Task objective:
Print the material below exactly as it stands, please, from its first line to the line holding "import pandas as pd", with no pictures.

◇ ◇ ◇ ◇ ◇

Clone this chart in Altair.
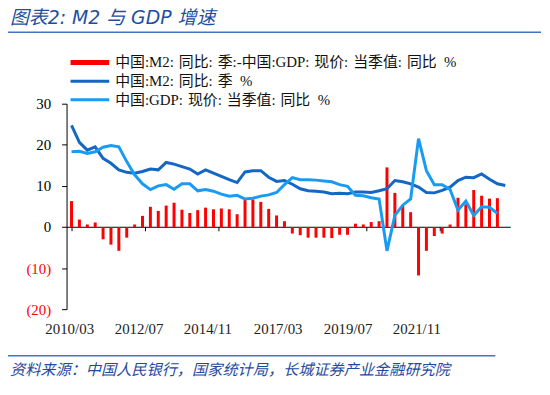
import altair as alt
import pandas as pd

# Quarterly data, 2010Q1 .. (index 0 = 2010/03)
m2 = [24.7, 20.6, 18.7, 19.5, 16.7, 15.5, 13.9, 13.3, 13.1, 13.5,
      14.1, 13.9, 15.7, 15.3, 14.7, 14.1, 12.9, 13.9, 13.1, 12.3,
      11.5, 10.8, 13.4, 13.7, 13.7, 12.1, 11.1, 11.3, 10.4, 9.3,
      8.8, 8.7, 8.5, 8.1, 8.2, 8.1, 8.5, 8.5, 8.4, 8.8,
      9.3, 11.3, 11.0, 10.5, 9.7, 8.4, 8.3, 8.9, 9.7, 11.3,
      12.1, 12.0, 12.9, 11.6, 10.5, 10.1]
gdp = [18.3, 18.4, 17.9, 18.3, 19.4, 19.8, 19.5, 15.9, 12.7, 10.5,
       9.1, 10.0, 10.3, 9.2, 10.5, 10.5, 8.8, 9.1, 8.7, 8.0,
       7.5, 7.7, 6.8, 7.0, 7.5, 7.8, 8.4, 10.3, 12.0, 11.5,
       11.5, 11.4, 11.2, 11.0, 10.3, 9.9, 7.7, 7.6, 7.1, 6.8,
       -5.8, 2.8, 5.3, 6.8, 21.5, 13.7, 10.3, 10.3, 9.1, 4.1,
       6.3, 2.8, 4.9, 4.8, 3.3]
diff = [6.3, 1.8, 0.6, 1.1, -3.0, -4.3, -5.8, -2.6, 0.6, 2.7,
        4.9, 3.9, 5.2, 5.9, 4.2, 3.4, 4.1, 4.7, 4.3, 4.5,
        4.3, 3.1, 6.7, 6.7, 6.1, 4.4, 2.8, 1.4, -1.6, -2.0,
        -2.6, -2.6, -2.6, -2.7, -1.9, -1.9, 0.8, 0.6, 1.2, 1.4,
        14.5, 8.3, 5.1, 3.6, -11.8, -5.8, -2.2, -1.6, 0.6, 7.1,
        5.5, 9.0, 7.6, 6.9, 7.0]

# x axis: months since 2010/03
tick_months = [0, 28, 56, 84, 112, 140]
x_labels = ["2010/03", "2012/07", "2014/11", "2017/03", "2019/07", "2021/11"]
x_label_pos = [-0.7, 25.7, 51.9, 78.6, 105.2, 131.4]

y_ticks = [-20, -10, 0, 10, 20, 30]

S = "\u2004"   # small gap after colons
G = "\u2002"   # gap before %
title_text = "图表2:  M2 与 GDP 增速"
legend_texts = ["中国:M2:" + S + "同比:" + S + "季:-中国:GDP:" + S + "现价:" + S + "当季值:" + S + "同比" + G + "%",
                "中国:M2:" + S + "同比:" + S + "季" + G + "%",
                "中国:GDP:" + S + "现价:" + S + "当季值:" + S + "同比" + G + "%"]
source_text = "资料来源：中国人民银行，国家统计局，长城证券产业金融研究院"

RED = "#FF0000"
DARK = "#1467C2"
LIGHT = "#1A9BF2"
W, H = 447, 207

df_m2 = pd.DataFrame({"m": [3 * i for i in range(len(m2))], "v": m2})
df_gdp = pd.DataFrame({"m": [3 * i for i in range(len(gdp))], "v": gdp})
df_diff = pd.DataFrame({"m": [3 * i for i in range(len(diff))], "v": diff})

x_enc = alt.X("m:Q",
              scale=alt.Scale(domain=[0, 165], nice=False, zero=False),
              axis=alt.Axis(values=tick_months, labels=False, title=None, grid=False,
                            tickSize=4, tickColor="black", domainColor="black",
                            tickWidth=1, domainWidth=1, offset=-83))
y_enc = alt.Y("v:Q",
              scale=alt.Scale(domain=[-20, 30], nice=False),
              axis=alt.Axis(values=y_ticks, title=None, grid=False,
                            labelExpr="datum.value < 0 ? '(' + abs(datum.value) + ')' : datum.value",
                            labelColor={"condition": {"test": "datum.value < 0", "value": RED},
                                        "value": "black"},
                            labelFont="Liberation Serif", labelFontSize=15,
                            labelPadding=11, tickSize=5, tickColor="black",
                            domainColor="black"))

bars = alt.Chart(df_diff).mark_bar(color=RED, size=3).encode(x=x_enc, y=y_enc)
line_m2 = alt.Chart(df_m2).mark_line(color=DARK, strokeWidth=3).encode(x="m:Q", y="v:Q")
line_gdp = alt.Chart(df_gdp).mark_line(color=LIGHT, strokeWidth=3).encode(x="m:Q", y="v:Q")

df_xl = pd.DataFrame({"m": x_label_pos, "t": x_labels})
xlab = alt.Chart(df_xl).mark_text(font="Liberation Serif", fontSize=15, color="#222222",
                                  baseline="middle", align="center").encode(
    x="m:Q", y=alt.value(H + 20), text="t:N")

one = pd.DataFrame({"a": [0]})


def rule(x1, x2, y, color, sw):
    return alt.Chart(one).mark_rule(color=color, strokeWidth=sw).encode(
        x=alt.value(x1), x2=alt.value(x2), y=alt.value(y))


def text(s, x, y, size, color, font, style="normal"):
    return alt.Chart(pd.DataFrame({"t": [s]})).mark_text(
        fontSize=size, color=color, font=font, fontStyle=style,
        align="left", baseline="middle").encode(x=alt.value(x), y=alt.value(y), text="t:N")


LEG_FONT = "Liberation Serif, Noto Sans CJK SC"
deco = [
    text(title_text, -57, -86, 19, "#1F4E9F", "DejaVu Sans, Noto Sans CJK SC", "italic"),
    rule(-59, 478, -72, "#4472C4", 1.5),
    rule(4, 43, -41.5, RED, 5),
    text(legend_texts[0], 49, -41.5, 15, "#111111", LEG_FONT),
    rule(4, 43, -22.5, DARK, 3),
    text(legend_texts[1], 49, -22.5, 15, "#111111", LEG_FONT),
    rule(4, 43, -4, LIGHT, 3),
    text(legend_texts[2], 49, -4, 15, "#111111", LEG_FONT),
    rule(-59, 432, 254, "#4472C4", 1.5),
    text(source_text, -57, 268, 15.3, "#1F4AA0", "Noto Sans CJK SC", "italic"),
]

chart = alt.layer(bars, line_m2, line_gdp, xlab, *deco).properties(
    width=W, height=H,
    autosize=alt.AutoSizeParams(type="none"),
    padding={"left": 59, "top": 95, "right": 32, "bottom": 75},
).configure_view(stroke=None)

chart.save("out.html", embed_options={"renderer": "svg", "actions": False})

◇ ◇ ◇ ◇ ◇

Written answer:
Clone this chart in Altair.
import altair as alt
import pandas as pd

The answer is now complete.